理由は『西欧的価値観の否定』を入れたかったからだろうと思える文面がチラホラある。『日本史』はすでに捨てているようですね。西欧が嫌いということは分かった。
『36 「地名宗鑑」とはどういうことですか』
この辺りから部落差別者への差別的な感覚を惜しげもなく、書きだしてある。ウィキにこんな事まで書かれた。自分は悪くないのにという私怨も吐き出されている。その私怨を書くためにこの項目を作ったのだろうか。これ以降の項目も私怨が差し込まれている。『日本史』は消え去った。
『40 人が生きている以上、差別はなくならないのですか』
175p そんなことはありません。預言者ではないので百年さきとか二百年さきとか、年月は決めかねますが、でも、ある日、うたかたのように消え去るでしょう。
魂が抜けた。いや。そんなバカな。何言ってんだこの人?
さらにその理由が続く
175p 「差別」というのは、近年だけに通用する「便利な道具」なのです。
ん? 差別は道具って……なんだそれ???
つまり、差別差別ってうるさく言いやがって、女子供も不具者も黙って男に従え。というやつなのか。いや。分かっていたけど、こんな歴史でも何でもない場所に辿り着くとは思わなかった。
差別は消えない。
私たちは常に新しい価値観と、新しい視点を取り入れて『誰かを踏まないように』言葉と態度を選ばなければいけない。
それは同時に『自分が踏まれない事』でもあるから。
それでも、間違ってしまう事はある。その間違えさえも『許せる』寛容さは必要。
とはいえ、こんなゴリゴリの差別を平然とされて『自分はいい人』という態度+本気で自分は差別をしない人だと信じているので『相手を踏む言葉を発していても気が付いていない』のは読んでいてキツイ。
歴史だけ書いてあったら、黙って読めたのに。
『地動説が信じられるようになったのではない。天動説を信じた世代が死に絶えて、新しい地動説を信じる世代になったから地動説へと変わったのだ』
という……価値観の変換はつまり、世代交代しかないというのを目のあたりにしている気分になる。
この本の言いたい事
+ 過去には『身分制度』という差別があったが、当時は社会を律するために必要で差別という観念はなかった。
+ 現代に身分制度は存在せず、差別という西欧からの観念は不必要である。
+ 差別とは『関係性』のものである。
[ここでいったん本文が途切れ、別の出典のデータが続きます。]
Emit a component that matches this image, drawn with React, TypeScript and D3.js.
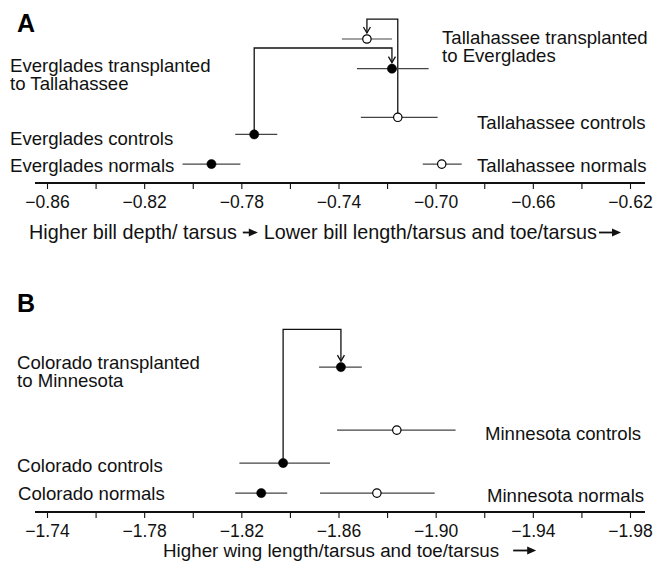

相手が不快に思わなければ差別語であろうと、発していい。
個人的な感想
+ 日本史を知りたい人には有効かもしれない。
+ 差別の日本史ではなくて、『日本の身分制度』とタイトルを変えてほしい。(そして、後半はざっくり削って)
そう言えば部落差別者の地名を書きだそうとした本を出そうとして、猛反対されたという事件はどこかで見かけた気がする。この人か……この著者だったのか。
思った本と違ったけど、『歴史』の部分だけを読めばたぶん間違ってもいないと思うので、差別についての私見を覗いて読めばお勉強になる部分もあった。